LAWS(J&K)-2000-12-1

RANSON INDUSTRIES Vs. UNION OF INDIA

Decided On December 12, 2000
RANSON INDUSTRIES Appellant
V/S
UNION OF INDIA Respondents

JUDGEMENT

(1.) These four appeals are against a common judgement and order of the learned Single Judge dated 30th January, 1999 in four writ petitions by which the learned Single Judge dismissed the writ petitions and rejected the challenge to the validity of Rule 7A of the Central Excise Rules, 1944 ("Rules"). These appeals are, therefore, taken up together for final hearing and disposal. As the facts of all the four cases are identical, we would refer to the facts of only one of the appeals {LPA No.17/99 (Mangal Sain Verma )}.

(2.) The appellant is engaged, inter alia, in the business of manufacture and production of India-made foreign liquor and spirit. For use as a raw material in the manufacture of Indian made foreign liquor and spirit, the appellant purchases molasses produced in khandsari sugar factory . Excise duty is leviable on molasses under the Central Excise Act, 1944 ("Act") at the rate of Rs.500/- per tonne (Entry 17.03 of Tariff Act, 1985). Till Ist March 1997, molasses produced in Khandsari sugar factory were exempt from payment of excise duty. By Central Excise (Amendment) Rules 1997 (Amendment Rules), framed by the Central Government in exercise of powers conferred under section 37 of the Act, 1944, certain amendments were made in certain rules of the Central Excise Rules relevant for levy and collection of excise duty on molasses. The following proviso was added to rule 7 of the Rules, which provides for recovery of duty : "Provided that nothing contained in this rule shall apply to molasses produced in a khandsari sugar factory". A new rule, namely, rule 7A was inserted to provide for recovery of excise duty on molasses produced by khandsari sugar factories. Consequential amendments were also made in rule 9A. By insertion of rule 9C, provision was made for recovery of duty on molasses produced by a khandsari sugar factory from a person who procures such molasses. In other words, the procurer of molasses was made responsible for the payment of duty as against the manufacturer of molasses.

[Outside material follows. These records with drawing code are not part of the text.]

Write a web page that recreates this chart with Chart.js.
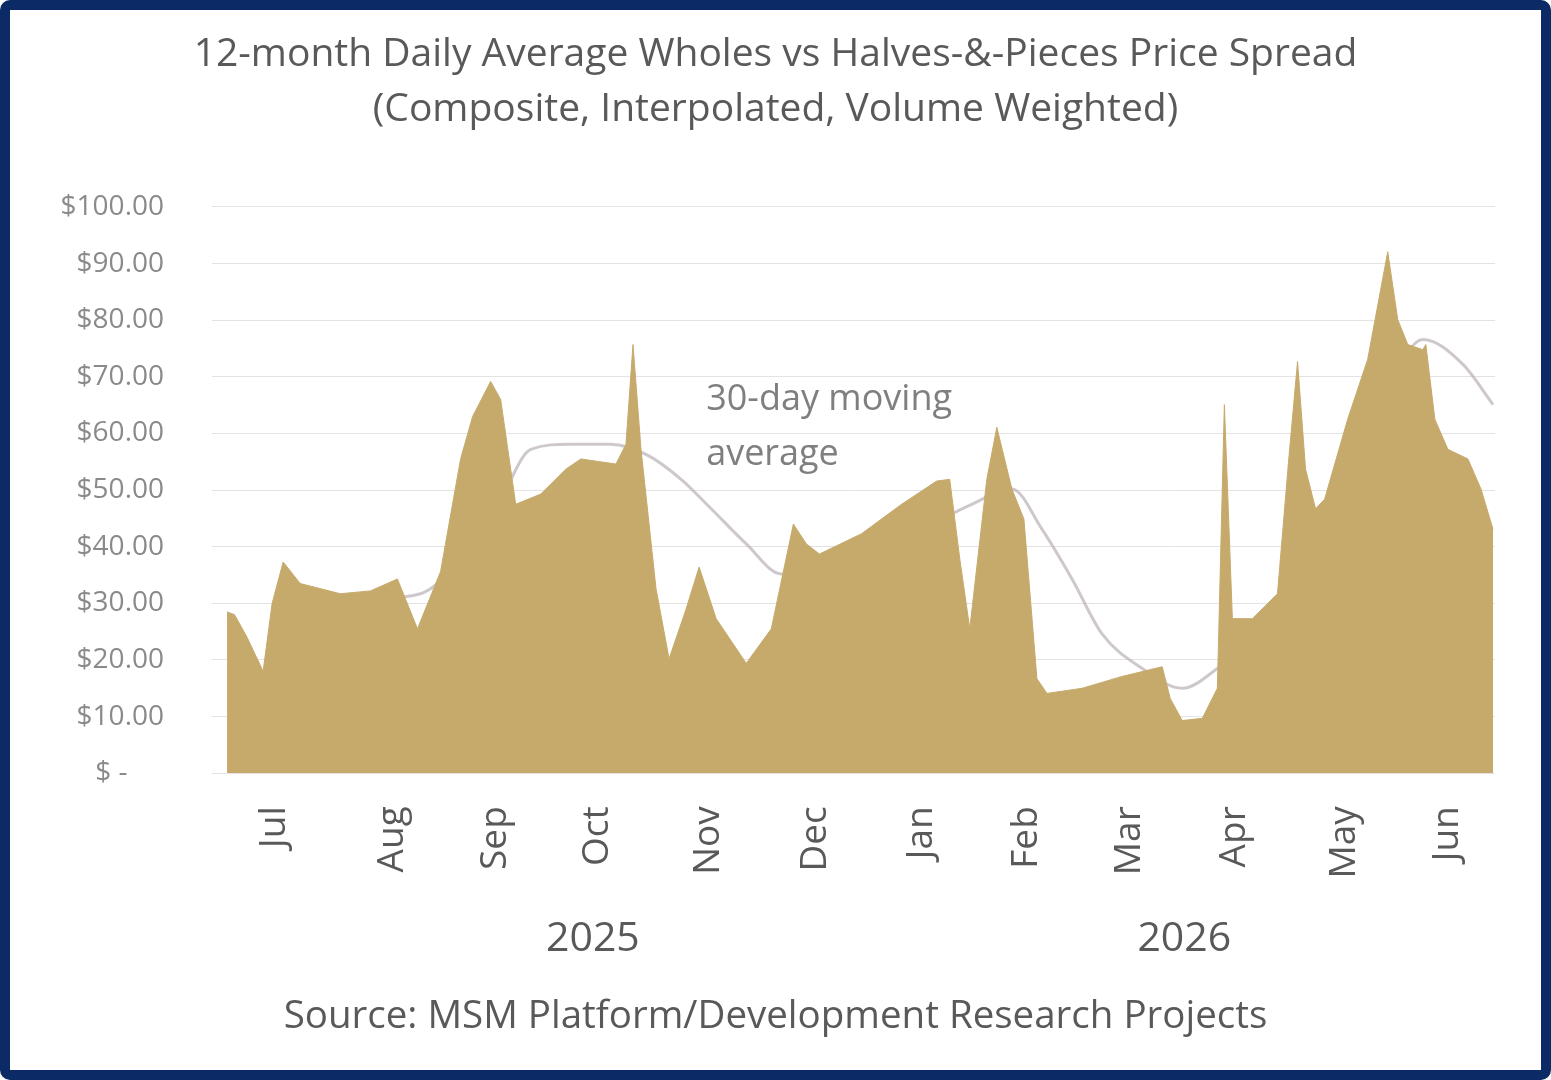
<!DOCTYPE html>
<html>
<head>
<meta charset="utf-8">
<script src="https://cdn.jsdelivr.net/npm/chart.js@4.4.1/dist/chart.umd.min.js"></script>
<style>
  html, body { margin: 0; padding: 0; background: #fff; }
  #frame {
    position: absolute; left: 0; top: 0;
    width: 1551px; height: 1080px;
    box-sizing: border-box;
    border: 10px solid #0b2a66;
    border-radius: 10px;
    background: #fff;
  }
  #wrap { position: absolute; left: 0; top: 0; width: 1531px; height: 1060px; }
</style>
</head>
<body>
<div id="frame"><div id="wrap"><canvas id="chart" width="1531" height="1060"></canvas></div></div>
<script>
// trading days per month, Jul 2025 .. Jun 2026
const months = ['Jul', 'Aug', 'Sep', 'Oct', 'Nov', 'Dec', 'Jan', 'Feb', 'Mar', 'Apr', 'May', 'Jun'];
const daysPerMonth = [25, 22, 19, 22, 22, 21, 21, 21, 20, 22, 22, 19];
const years = ['2025', '2026'];

// daily spread ($) at its turning points (x = trading day)
const spreadDay = [3, 4.5, 7, 10.2, 12, 14.2, 17.6, 25.6, 31.6, 37, 41, 45.6, 49.6, 52, 55.6, 57.6,
  60.6, 65.6, 70.6, 73.6, 80.6, 82.6, 84, 85.6, 88.6, 91.2, 94.6, 97.2, 100.6, 106.6, 111.6, 116,
  118.6, 121.2, 129.6, 137.6, 144.6, 147.2, 149.2, 151.2, 154.6, 156.6, 159.6, 162, 164.6, 166.6,
  173.6, 181.6, 189.6, 191.2, 193.6, 197.6, 200.6, 202, 203.6, 207.6, 212.6, 214.8, 216.6, 218.2,
  220.2, 222, 226.6, 230.6, 234.6, 236.6, 238.6, 241.6, 242.2, 244, 246.6, 250.6, 253.2, 255.6];
const spreadVal = [28.5, 28.0, 24, 18.0, 30, 37.3, 33.5, 31.7, 32.2, 34.3, 25.5, 35.6, 55.5, 63, 69.2, 66.0,
  47.5, 49.3, 53.7, 55.5, 54.6, 58.1, 75.7, 57.2, 32.6, 20.2, 29.0, 36.4, 27.3, 19.4, 25.5, 44.0,
  40.5, 38.7, 42.3, 47.5, 51.6, 51.9, 37.9, 25.5, 51.9, 61.1, 50.2, 44.9, 16.7, 14.1,
  15.0, 17.1, 18.8, 13.2, 9.3, 9.7, 15.0, 65.1, 27.3, 27.3, 31.7, 55, 72.7, 53.7,
  46.7, 48.4, 62.5, 73.1, 92.1, 80.1, 75.7, 74.8, 75.7, 62.5, 57.2, 55.5, 50.2, 43.1];

// 30-day moving average ($)
const maDay = [31.6, 41.6, 49.6, 57.6, 63.6, 71.6, 79.6, 86.6, 93.6, 99.6, 106.6, 113.6, 121.6, 131.6,
  141.6, 151.6, 159.6, 165.6, 171.6, 177.6, 185.6, 193.6, 200.6, 207.6, 213.6, 219.6, 225.6, 233.6,
  241.6, 249.6, 255.6];
const maVal = [30.8, 31.7, 37.9, 48.4, 57.2, 58.1, 58.1, 56.3, 51.9, 46.7, 40.5, 35.2, 35.2, 38.7,
  43.1, 47.5, 50.2, 43.1, 34.3, 24.6, 18.5, 15.0, 18.5, 23.8, 30.8, 40.5, 51.9, 66.0,
  76.6, 72.2, 65.1];

const yTicks = [0, 10, 20, 30, 40, 50, 60, 70, 80, 90, 100];

const FONT = '"Open Sans", "Noto Sans", sans-serif';
const GREY = '#595959';
const totalDays = daysPerMonth.reduce((a, b) => a + b, 0);

// month label sits in the middle of its run of trading days
const monthMid = [];
let start = 0;
daysPerMonth.forEach(n => { monthMid.push(start + n / 2); start += n; });

const noteText = ['30-day moving', 'average'];
const notePlugin = {
  id: 'maNote',
  afterDatasetsDraw(chart) {
    const { ctx, scales: { x, y } } = chart;
    ctx.save();
    ctx.font = '36px ' + FONT;
    ctx.fillStyle = '#7f7f7f';
    ctx.textAlign = 'left';
    ctx.textBaseline = 'middle';
    ctx.fillText(noteText[0], x.getPixelForValue(98.6), y.getPixelForValue(66));
    ctx.fillText(noteText[1], x.getPixelForValue(98.6), y.getPixelForValue(56.3));
    ctx.restore();
  }
};

new Chart(document.getElementById('chart'), {
  type: 'line',
  data: {
    datasets: [
      {
        label: 'Spread',
        data: spreadDay.map((d, i) => ({ x: d, y: spreadVal[i] })),
        backgroundColor: '#c6aa6b',
        borderColor: '#c6aa6b',
        borderWidth: 1,
        fill: 'origin',
        pointRadius: 0,
        tension: 0,
        order: 1
      },
      {
        label: '30-day moving average',
        data: maDay.map((d, i) => ({ x: d, y: maVal[i] })),
        borderColor: 'rgba(185,176,182,0.7)',
        borderWidth: 3,
        fill: false,
        pointRadius: 0,
        cubicInterpolationMode: 'monotone',
        order: 2
      }
    ]
  },
  options: {
    responsive: false,
    animation: false,
    layout: { padding: { left: 46, right: 46, top: 0, bottom: 0 } },
    plugins: {
      legend: { display: false },
      tooltip: { enabled: false },
      title: {
        display: true,
        text: ['12-month Daily Average Wholes vs Halves-&-Pieces Price Spread',
               '(Composite, Interpolated, Volume Weighted)'],
        color: GREY,
        font: { family: FONT, size: 39, weight: 'normal', lineHeight: 1.41 },
        padding: { top: 17, bottom: 70 }
      },
      subtitle: {
        display: true,
        position: 'bottom',
        text: 'Source: MSM Platform/Development Research Projects',
        color: GREY,
        font: { family: FONT, size: 38.5, weight: 'normal', lineHeight: 1.2 },
        padding: { top: 27, bottom: 30 }
      }
    },
    scales: {
      x: {
        type: 'linear',
        min: 0,
        max: totalDays,
        grid: { display: false, drawTicks: false },
        border: { display: false },
        afterBuildTicks: s => { s.ticks = monthMid.map(v => ({ value: v })); },
        ticks: {
          autoSkip: false,
          minRotation: 90,
          maxRotation: 90,
          padding: 33,
          color: GREY,
          font: { family: FONT, size: 37 },
          callback: (v, i) => months[i]
        }
      },
      x2: {
        type: 'linear',
        position: 'bottom',
        weight: 1,
        min: 0,
        max: totalDays,
        grid: { display: false, drawTicks: false },
        border: { display: false },
        afterBuildTicks: s => { s.ticks = [{ value: 76 }, { value: 194 }]; },
        ticks: {
          autoSkip: false,
          minRotation: 0,
          maxRotation: 0,
          padding: 3,
          color: GREY,
          font: { family: FONT, size: 41 },
          callback: (v, i) => years[i]
        }
      },
      y: {
        min: 0,
        max: 100,
        afterFit: s => { s.width = 156; },
        afterBuildTicks: s => { s.ticks = yTicks.map(v => ({ value: v })); },
        grid: { color: '#e3e3e3', lineWidth: 1, drawTicks: false },
        border: { display: false },
        ticks: {
          padding: 48,
          color: '#8a8a8a',
          font: { family: FONT, size: 28 },
          callback: v => v === 0 ? '$ -     ' : '$' + v.toFixed(2)
        }
      }
    }
  },
  plugins: [notePlugin]
});
</script>
</body>
</html>
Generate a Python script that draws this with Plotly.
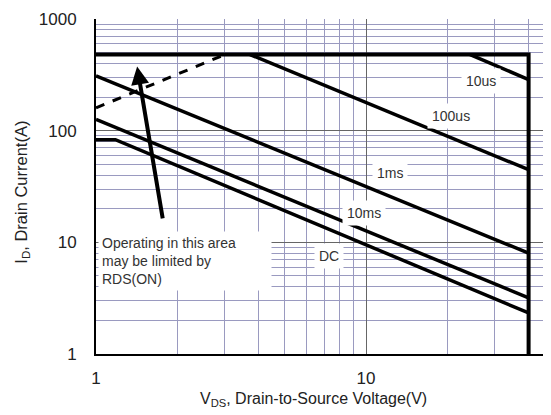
import plotly.graph_objects as go
import math

# ---- data ----
limit_v = [1, 40, 40]
limit_i = [480, 480, 1]
rds_v = [1, 3.0]
rds_i = [160, 480]
us10_v = [24.3, 40]
us10_i = [480, 287]
us100_v = [3.72, 40]
us100_i = [480, 44.7]
ms1_v = [1, 40]
ms1_i = [310, 8.0]
ms10_v = [1, 40]
ms10_i = [126, 3.18]
dc_v = [1, 1.18, 40]
dc_i = [83, 83, 2.33]

curve_labels = ["10us", "100us", "1ms", "10ms", "DC"]
label_v = [26.7, 20.7, 12.3, 9.85, 7.3]
label_i = [280, 134, 42, 18.4, 7.6]

note_text = "Operating in this area<br>may be limited by<br>RDS(ON)"
arrow_tail = (1.77, 15.9)
arrow_tip = (1.42, 375)

x_ticks = [1, 10]
y_ticks = [1, 10, 100, 1000]

FONT = "Liberation Sans, Arial, sans-serif"

fig = go.Figure()
line = dict(color="black", width=3.5)
fig.add_trace(go.Scatter(x=limit_v, y=limit_i, mode="lines", line=dict(color="black", width=4)))
fig.add_trace(go.Scatter(x=rds_v, y=rds_i, mode="lines", line=dict(color="black", width=3, dash="dash")))
for vx, iy in [(us10_v, us10_i), (us100_v, us100_i), (ms1_v, ms1_i), (ms10_v, ms10_i), (dc_v, dc_i)]:
    fig.add_trace(go.Scatter(x=vx, y=iy, mode="lines", line=line))

ann = []
for t, vx, iy in zip(curve_labels, label_v, label_i):
    ann.append(dict(x=math.log10(vx), y=math.log10(iy), xref="x", yref="y", text=t,
                    showarrow=False, bgcolor="white", borderpad=4,
                    font=dict(family=FONT, size=14, color="#333")))
ann.append(dict(x=math.log10(1.02), y=math.log10(6.8), xref="x", yref="y", text=note_text,
                showarrow=False, bgcolor="white", borderpad=3, align="left", width=166,
                xanchor="left", yanchor="middle",
                font=dict(family=FONT, size=14, color="#333")))
ann.append(dict(x=math.log10(arrow_tip[0]), y=math.log10(arrow_tip[1]), xref="x", yref="y",
                ax=math.log10(arrow_tail[0]), ay=math.log10(arrow_tail[1]), axref="x", ayref="y",
                text="", showarrow=True, arrowhead=2, arrowsize=0.9, arrowwidth=4,
                arrowcolor="black"))
ann.append(dict(x=0.479, y=-0.137, xref="paper", yref="paper", xanchor="center", yanchor="middle",
                text="V<sub>DS</sub>, Drain-to-Source Voltage(V)", showarrow=False,
                font=dict(family=FONT, size=16, color="#222")))
ann.append(dict(x=-0.163, y=0.484, xref="paper", yref="paper", xanchor="center", yanchor="middle",
                text="I<sub>D</sub>, Drain Current(A)", showarrow=False, textangle=-90,
                font=dict(family=FONT, size=16.5, color="#222")))

# page body has an 8px margin, so the figure is 8px smaller and margins shifted
fig.update_layout(
    width=543, height=407,
    margin=dict(l=88, r=0, t=11, b=61),
    paper_bgcolor="white", plot_bgcolor="white",
    showlegend=False,
    annotations=ann,
)
fig.update_xaxes(type="log", range=[0, 1.685], tickvals=x_ticks, ticktext=[str(v) for v in x_ticks],
                 showgrid=True, gridcolor="#666", gridwidth=1,
                 minor=dict(tickvals=[v * d for d in [1, 10] for v in range(2, 10)], showgrid=True,
                            gridcolor="#9a9ac0", gridwidth=1, ticks=""),
                 showline=True, linecolor="black", linewidth=2, mirror=False,
                 ticks="", ticklabelstandoff=8,
                 tickfont=dict(family=FONT, size=17, color="#222"), zeroline=False)
fig.update_yaxes(type="log", range=[0, 3], tickvals=y_ticks, ticktext=[str(v) for v in y_ticks],
                 showgrid=True, gridcolor="#666", gridwidth=1,
                 minor=dict(tickvals=[v * d for d in [1, 10, 100] for v in range(2, 10)], showgrid=True,
                            gridcolor="#9a9ac0", gridwidth=1, ticks=""),
                 showline=True, linecolor="black", linewidth=2, mirror=False,
                 ticks="", ticklabelstandoff=14,
                 tickfont=dict(family=FONT, size=17, color="#222"), zeroline=False)

fig.write_html("out.html")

(3.) The appellant and three other procurers of molasses challenged the validity of the above rule before this Court by filing writ petitions on the ground that it provides for recovery of duty from persons like the appellants who are not manufacturers .The case of the appellants was that what was charged from them under rule 7A of the Rules was, in effect, not excise duty but a tax on purchase of molasses which is not contemplated by entry 84 list I of the Seventh Schedule to the Constitution of India. The learned Single Judge rejected the contention of the appellants and held that the excise duty collected under rule 7A was a duty on the manufacture of the molasses produced by khandsari sugar factory and not tax on purchases as contended by the appellants. The learned Judge observed that the mere fact that it was collected from the appellants who were not manufacturers but purchasers of molasses would not change the character of the excise duty. The learned Judge held that the taxing event was "manufacture of molasses" and the fact that it was collected from a person who was himself not a manufacture would not invalidate the levy. In view of the above, the learned Single Judge dismissed the writ petitions. Aggrieved by the judgement and order of the learned Single Judge, the appellants are before us by way of the present appeals.